## Task statement:
Take the lines from the beginning of the material through the line containing "ax = fig.add_axes([0.053, 0.295, 0.947, 0.669])" and retype them exactly, leaving the pictures out.

· · · · ·

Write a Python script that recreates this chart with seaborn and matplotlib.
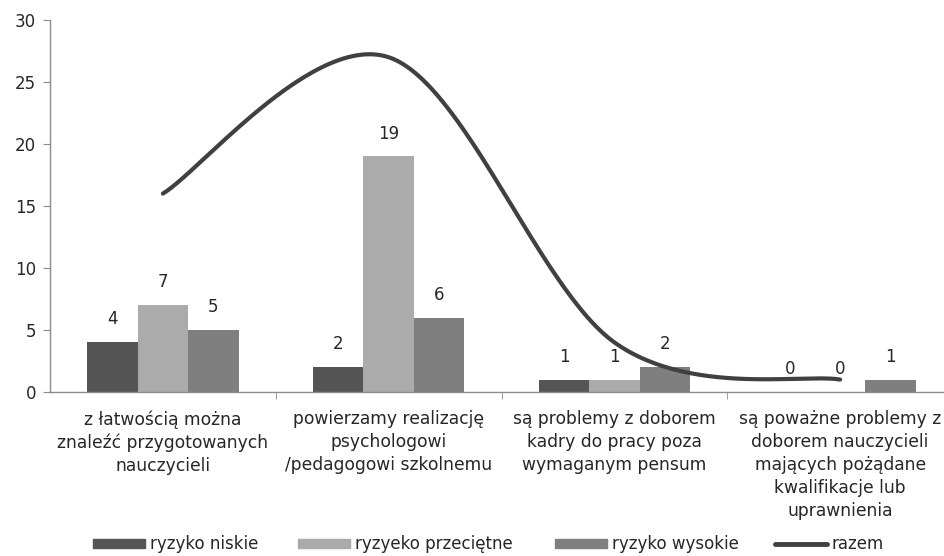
import numpy as np
import pandas as pd
import matplotlib
matplotlib.use('Agg')
import matplotlib.pyplot as plt
import seaborn as sns

# Data
categories = [
    'z łatwością można\nznaleźć przygotowanych\nnauczycieli',
    'powierzamy realizację\npsychologowi\n/pedagogowi szkolnemu',
    'są problemy z doborem\nkadry do pracy poza\nwymaganym pensum',
    'są poważne problemy z\ndoborem nauczycieli\nmających pożądane\nkwalifikacje lub\nuprawnienia',
]
series_names = ['ryzyko niskie', 'ryzyeko przeciętne', 'ryzyko wysokie']
niskie = [4, 2, 1, 0]
przecietne = [7, 19, 1, 0]
wysokie = [5, 6, 2, 1]
razem = [16, 27, 4, 1]

colors = ['#555555', '#ababab', '#7f7f7f']
line_color = '#404040'
text_color = '#262626'

df = pd.DataFrame({
    'kategoria': categories * 3,
    'seria': [s for s in series_names for _ in categories],
    'wartosc': niskie + przecietne + wysokie,
})

sns.set_style('white')
plt.rcParams['font.family'] = ['DejaVu Sans']

fig = plt.figure(figsize=(9.44, 5.56), dpi=100)
ax = fig.add_axes([0.053, 0.295, 0.947, 0.669])

sns.barplot(data=df, x='kategoria', y='wartosc', hue='seria', palette=colors,
            width=0.67, saturation=1, ax=ax, legend=False,
            edgecolor='none')

for cont in ax.containers:
    ax.bar_label(cont, padding=10, fontsize=12, color=text_color)


# smoothed total line (Catmull-Rom, like Excel's smoothed line)
def smooth(xs, ys, n=60):
    p = np.column_stack([xs, ys]).astype(float)
    p = np.vstack([p[0], p, p[-1]])
    out = []
    for i in range(1, len(p) - 2):
        p0, p1, p2, p3 = p[i - 1], p[i], p[i + 1], p[i + 2]
        t = np.linspace(0, 1, n)[:, None]
        seg = 0.5 * ((2 * p1) + (-p0 + p2) * t + (2 * p0 - 5 * p1 + 4 * p2 - p3) * t ** 2
                     + (-p0 + 3 * p1 - 3 * p2 + p3) * t ** 3)
        out.append(seg)
    return np.vstack(out)


curve = smooth(np.arange(len(razem)), razem)
ax.plot(curve[:, 0], curve[:, 1], color=line_color, lw=3, solid_capstyle='round')

ax.set_ylim(0, 30)
ax.set_yticks(range(0, 31, 5))
ax.set_xlim(-0.5, 3.46)
ax.set_xlabel('')
ax.set_ylabel('')

for side in ['top', 'right']:
    ax.spines[side].set_visible(False)
for side in ['left', 'bottom']:
    ax.spines[side].set_color('#8c8c8c')
    ax.spines[side].set_linewidth(1)

ax.tick_params(axis='x', length=0, pad=13, labelsize=12.3, labelcolor=text_color)
ax.tick_params(axis='y', length=5, color='#8c8c8c', direction='out', pad=5,
               labelsize=12, labelcolor=text_color, left=True)
ax.set_xticks([0.5, 1.5, 2.5], minor=True)
ax.tick_params(axis='x', which='minor', length=5, color='#8c8c8c', bottom=True)
for lbl in ax.get_xticklabels():
    lbl.set_linespacing(1.36)

# legend entries placed like the original
legend_x = [93, 298, 555, 775]
legend_labels = series_names + ['razem']
legend_handles = [plt.Rectangle((0, 0), 1, 1, color=c) for c in colors]
legend_handles.append(plt.Line2D([0], [0], color=line_color, lw=3.5, solid_capstyle='round'))
for xpos, h, lab in zip(legend_x, legend_handles, legend_labels):
    fig.legend([h], [lab], loc='center left', bbox_to_anchor=(xpos / 944, 1 - 544 / 556),
               frameon=False, fontsize=12, handlelength=3.1, handleheight=0.45,
               handletextpad=0.3, borderpad=0, borderaxespad=0, labelcolor=text_color)

fig.savefig('out.png', dpi=100)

· · · · ·

## Correct answer:
Write a Python script that recreates this chart with seaborn and matplotlib.
import numpy as np
import pandas as pd
import matplotlib
matplotlib.use('Agg')
import matplotlib.pyplot as plt
import seaborn as sns

# Data
categories = [
    'z łatwością można\nznaleźć przygotowanych\nnauczycieli',
    'powierzamy realizację\npsychologowi\n/pedagogowi szkolnemu',
    'są problemy z doborem\nkadry do pracy poza\nwymaganym pensum',
    'są poważne problemy z\ndoborem nauczycieli\nmających pożądane\nkwalifikacje lub\nuprawnienia',
]
series_names = ['ryzyko niskie', 'ryzyeko przeciętne', 'ryzyko wysokie']
niskie = [4, 2, 1, 0]
przecietne = [7, 19, 1, 0]
wysokie = [5, 6, 2, 1]
razem = [16, 27, 4, 1]

colors = ['#555555', '#ababab', '#7f7f7f']
line_color = '#404040'
text_color = '#262626'

df = pd.DataFrame({
    'kategoria': categories * 3,
    'seria': [s for s in series_names for _ in categories],
    'wartosc': niskie + przecietne + wysokie,
})

sns.set_style('white')
plt.rcParams['font.family'] = ['DejaVu Sans']

fig = plt.figure(figsize=(9.44, 5.56), dpi=100)
ax = fig.add_axes([0.053, 0.295, 0.947, 0.669])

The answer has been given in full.